Pembuatan Teras Bangku Usahatani kentang adalah suatu usahatani yang harus ditangani secara intensif karena tanaman kentang berasal dari daerah subtropis. Kondisi topografi suatu wilayah usahatani kentang harus diperhatikan dengan sungguh-sungguh. Karena tanaman kentang membutuhkan tempat pada ketinggian tertentu yaitu antara 1.000 – 2.000 meter dari permukaan laut (dpl). Usahatani kentang pada ketinggian tempat antara 1.000-2.000 m dpl mempunyai risiko kegagalan panen yang tinggi, karena adanya erosi tanah, sehingga perlu ada upaya tindakan konservasi. Istriningsih (2002), menyatakan bahwa tindakan konservasi yang cocok dengan keadaan lereng dan tanaman yang monokultur adalah tindakan konservasi teknik sipil. Salah satu tindakan konservasi teknik sipil yang dilaksanakan petani adalah pembuatan teras bangku, untuk mencegah terjadinya erosi pada waktu datang hujan. Teras bangku yang dibuat oleh petani terdiri atas teras tanah dan teras batu. Teras tanah adalah teras yang terbuat dari tanah tanpa diperkuat batuan. Sedangkan teras batu adalah teras tanah yang diperkuat batuan. Sebagian besar petani sudah membuat teras bangku pada lahan mereka. Daerah yang lahannya banyak mengandung batu maka teras bangku yang dibuat petani berupa teras batu dan lahan yang tidak mengandung batu maka teras bangku yang dibuat petani berupa teras tanah. Walaupun petani sudah menerapkan kaidah konservsi untuk mencegah terjadinya erosi tanah dan air, tetapi pembuatan guludan untuk tempat tumbuh tanaman kentang masih tegak lurus kontur/lereng. Hal ini akan menyebabkan terjadi erosi karena kecepatan air mengalir masih tinggi.
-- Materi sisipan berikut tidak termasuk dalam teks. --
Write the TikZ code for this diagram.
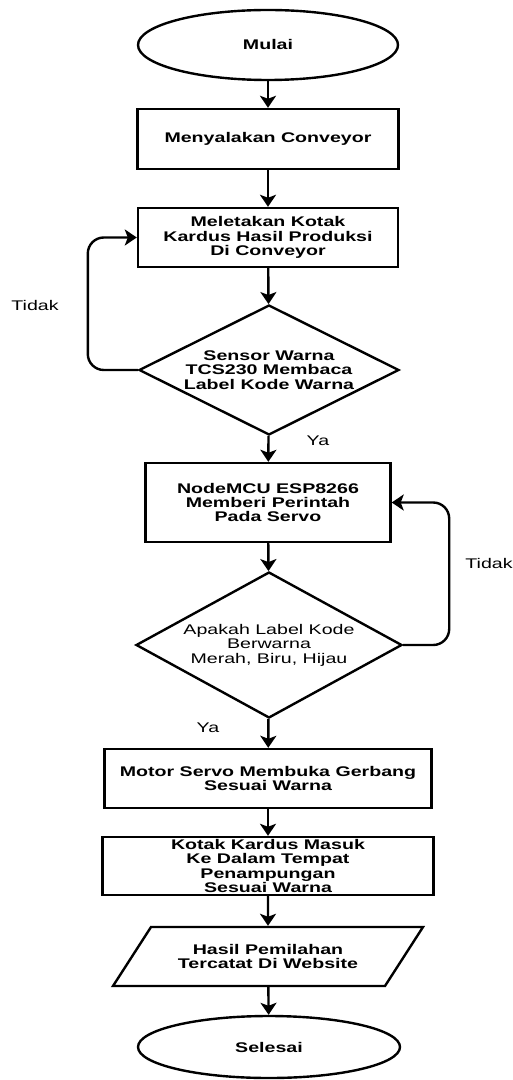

Alasan petani membuat guludan searah lereng, menganggap bahwa guludan yang searah kontur akan menyebakan air menggenang dan populasi tanaman per luasan lahan lebih sedikit. Dengan menggenangnya air menyebabkan umbi kentang akan mudah busuk dan dengan populasi yang berkurang maka produk yang dihasilkan juga akan berkurang. Pembuatan guludan yang searah kontur dapat mengurangi terjadinya erosi tanah.
Pemberdayaan Masyarakat Berbasis Kearifan Lokal
117 dari 163
PROSIDING SEMINAR NASIONAL HARI LINGKUNGAN HIDUP 2011 │ ISBN 978-602-19161-0-0
3.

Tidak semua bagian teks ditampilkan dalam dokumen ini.